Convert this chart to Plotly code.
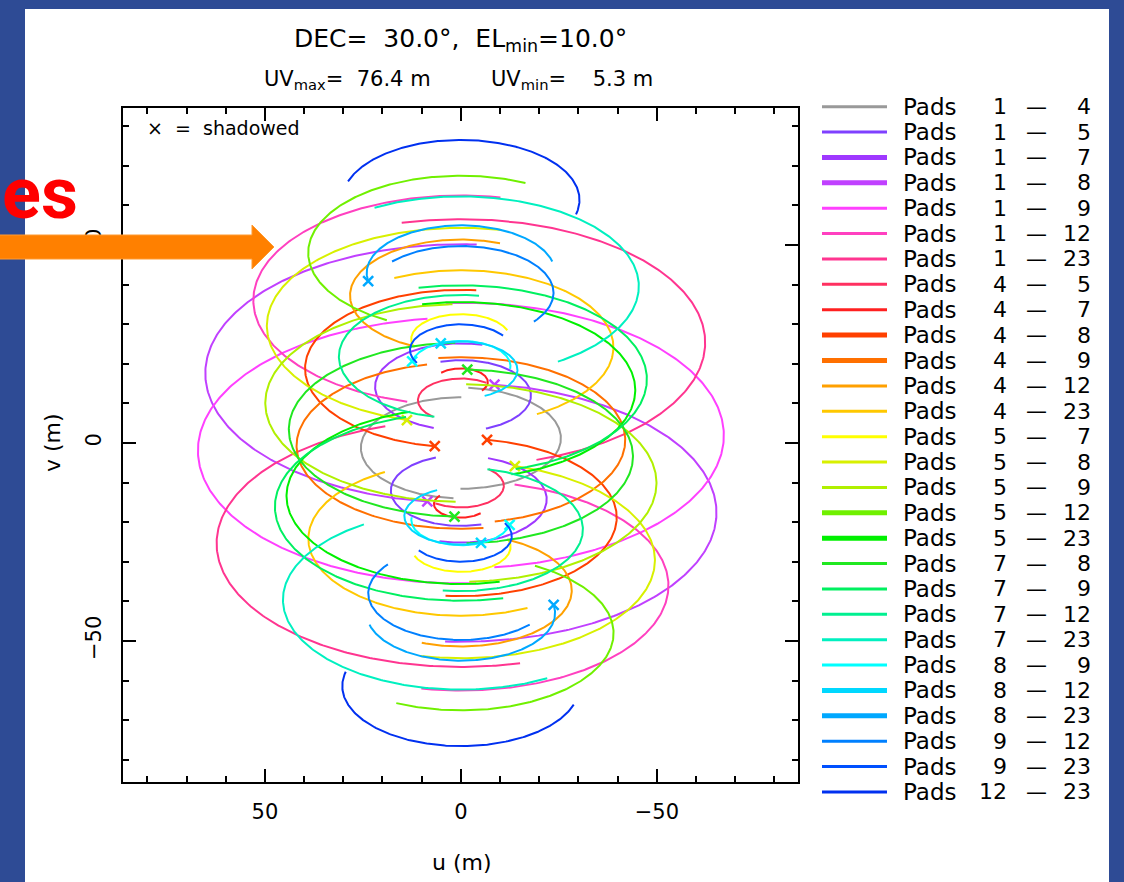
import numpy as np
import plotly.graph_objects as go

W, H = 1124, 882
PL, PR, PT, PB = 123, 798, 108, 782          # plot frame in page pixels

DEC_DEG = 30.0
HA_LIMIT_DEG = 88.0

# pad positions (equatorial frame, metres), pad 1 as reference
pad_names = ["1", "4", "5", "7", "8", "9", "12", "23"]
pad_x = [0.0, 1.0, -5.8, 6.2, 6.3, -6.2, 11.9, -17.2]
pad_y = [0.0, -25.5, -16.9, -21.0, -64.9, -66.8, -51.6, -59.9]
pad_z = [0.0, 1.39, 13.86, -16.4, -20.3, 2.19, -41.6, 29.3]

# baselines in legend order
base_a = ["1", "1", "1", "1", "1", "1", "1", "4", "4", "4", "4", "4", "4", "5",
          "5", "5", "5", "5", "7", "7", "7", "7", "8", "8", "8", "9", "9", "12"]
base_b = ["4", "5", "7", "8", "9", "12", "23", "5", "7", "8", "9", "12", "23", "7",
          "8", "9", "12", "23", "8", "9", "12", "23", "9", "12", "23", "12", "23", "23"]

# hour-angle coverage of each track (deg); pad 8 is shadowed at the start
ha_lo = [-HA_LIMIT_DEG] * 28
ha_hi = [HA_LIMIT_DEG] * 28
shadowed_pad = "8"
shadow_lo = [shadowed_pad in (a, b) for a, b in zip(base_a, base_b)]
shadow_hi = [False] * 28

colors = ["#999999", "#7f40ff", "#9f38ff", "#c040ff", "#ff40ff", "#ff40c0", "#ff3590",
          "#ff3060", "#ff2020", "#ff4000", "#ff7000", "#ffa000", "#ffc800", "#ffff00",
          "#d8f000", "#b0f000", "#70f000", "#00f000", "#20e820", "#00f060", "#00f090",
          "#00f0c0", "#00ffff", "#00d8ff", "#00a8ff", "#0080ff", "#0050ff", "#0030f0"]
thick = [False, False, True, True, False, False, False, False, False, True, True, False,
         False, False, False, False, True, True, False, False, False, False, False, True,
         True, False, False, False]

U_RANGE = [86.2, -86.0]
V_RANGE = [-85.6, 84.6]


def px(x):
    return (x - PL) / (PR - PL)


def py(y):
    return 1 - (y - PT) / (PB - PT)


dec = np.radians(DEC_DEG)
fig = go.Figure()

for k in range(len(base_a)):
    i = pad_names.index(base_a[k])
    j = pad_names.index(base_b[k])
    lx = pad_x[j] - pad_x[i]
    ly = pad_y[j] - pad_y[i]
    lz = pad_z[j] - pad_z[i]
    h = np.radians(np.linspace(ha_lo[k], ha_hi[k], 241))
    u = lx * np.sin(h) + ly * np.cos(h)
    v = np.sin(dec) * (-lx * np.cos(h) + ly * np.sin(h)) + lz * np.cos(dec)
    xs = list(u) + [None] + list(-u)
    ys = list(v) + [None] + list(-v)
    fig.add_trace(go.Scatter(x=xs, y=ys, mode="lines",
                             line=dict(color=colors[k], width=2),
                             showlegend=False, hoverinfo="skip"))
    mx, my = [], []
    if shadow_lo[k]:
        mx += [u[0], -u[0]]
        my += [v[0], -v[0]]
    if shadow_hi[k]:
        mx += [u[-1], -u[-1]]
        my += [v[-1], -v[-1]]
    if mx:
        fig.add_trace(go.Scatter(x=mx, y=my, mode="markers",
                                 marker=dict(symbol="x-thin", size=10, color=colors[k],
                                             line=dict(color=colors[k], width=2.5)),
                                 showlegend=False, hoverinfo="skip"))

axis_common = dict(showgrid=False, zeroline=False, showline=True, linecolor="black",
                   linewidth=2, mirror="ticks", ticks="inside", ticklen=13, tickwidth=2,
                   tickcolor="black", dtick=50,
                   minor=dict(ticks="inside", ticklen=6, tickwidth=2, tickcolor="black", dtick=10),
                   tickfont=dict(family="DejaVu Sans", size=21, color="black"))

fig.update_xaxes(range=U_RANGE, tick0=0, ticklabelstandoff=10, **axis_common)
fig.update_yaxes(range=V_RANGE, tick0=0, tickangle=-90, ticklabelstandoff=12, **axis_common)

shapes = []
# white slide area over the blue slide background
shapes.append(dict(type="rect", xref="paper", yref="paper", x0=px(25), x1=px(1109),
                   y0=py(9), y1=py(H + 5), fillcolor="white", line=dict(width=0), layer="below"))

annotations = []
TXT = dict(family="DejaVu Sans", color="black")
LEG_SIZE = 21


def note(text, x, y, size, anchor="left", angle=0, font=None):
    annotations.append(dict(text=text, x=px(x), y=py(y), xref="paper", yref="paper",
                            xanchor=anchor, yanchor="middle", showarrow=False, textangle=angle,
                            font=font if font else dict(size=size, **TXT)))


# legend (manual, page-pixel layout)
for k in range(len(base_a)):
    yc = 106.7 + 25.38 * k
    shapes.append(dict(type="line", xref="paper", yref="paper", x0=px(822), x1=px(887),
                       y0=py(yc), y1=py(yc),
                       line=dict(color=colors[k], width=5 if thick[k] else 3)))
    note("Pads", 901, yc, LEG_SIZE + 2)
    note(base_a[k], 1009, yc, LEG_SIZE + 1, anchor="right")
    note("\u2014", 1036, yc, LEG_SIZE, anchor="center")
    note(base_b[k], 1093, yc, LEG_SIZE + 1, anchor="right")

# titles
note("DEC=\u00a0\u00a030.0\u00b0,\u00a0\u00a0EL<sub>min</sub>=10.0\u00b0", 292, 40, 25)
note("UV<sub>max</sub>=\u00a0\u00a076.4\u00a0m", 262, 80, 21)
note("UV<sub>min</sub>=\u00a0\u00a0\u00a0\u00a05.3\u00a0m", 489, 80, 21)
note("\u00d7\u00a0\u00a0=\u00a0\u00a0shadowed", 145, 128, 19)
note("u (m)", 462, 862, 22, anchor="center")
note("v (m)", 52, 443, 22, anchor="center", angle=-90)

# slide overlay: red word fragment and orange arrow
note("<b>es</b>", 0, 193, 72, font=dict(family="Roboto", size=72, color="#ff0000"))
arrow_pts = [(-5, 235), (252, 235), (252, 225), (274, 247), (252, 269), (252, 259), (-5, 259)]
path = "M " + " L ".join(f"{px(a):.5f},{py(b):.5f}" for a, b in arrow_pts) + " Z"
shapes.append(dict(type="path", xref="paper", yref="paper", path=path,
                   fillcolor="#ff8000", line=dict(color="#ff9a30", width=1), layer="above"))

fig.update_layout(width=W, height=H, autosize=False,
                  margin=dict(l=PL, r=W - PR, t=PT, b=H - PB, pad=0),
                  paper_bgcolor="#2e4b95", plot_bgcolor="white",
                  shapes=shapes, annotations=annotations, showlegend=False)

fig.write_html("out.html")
☆ ☆ ☆ ☆ ☆ ☆ ☆
- **TASK**
With the pictures left out, restate word for word every line of the data above, from the first down to the line that contains "HA_LIMIT_DEG = 88.0".

- **RIGHT ANSWER**
Convert this chart to Plotly code.
import numpy as np
import plotly.graph_objects as go

W, H = 1124, 882
PL, PR, PT, PB = 123, 798, 108, 782          # plot frame in page pixels

DEC_DEG = 30.0
HA_LIMIT_DEG = 88.0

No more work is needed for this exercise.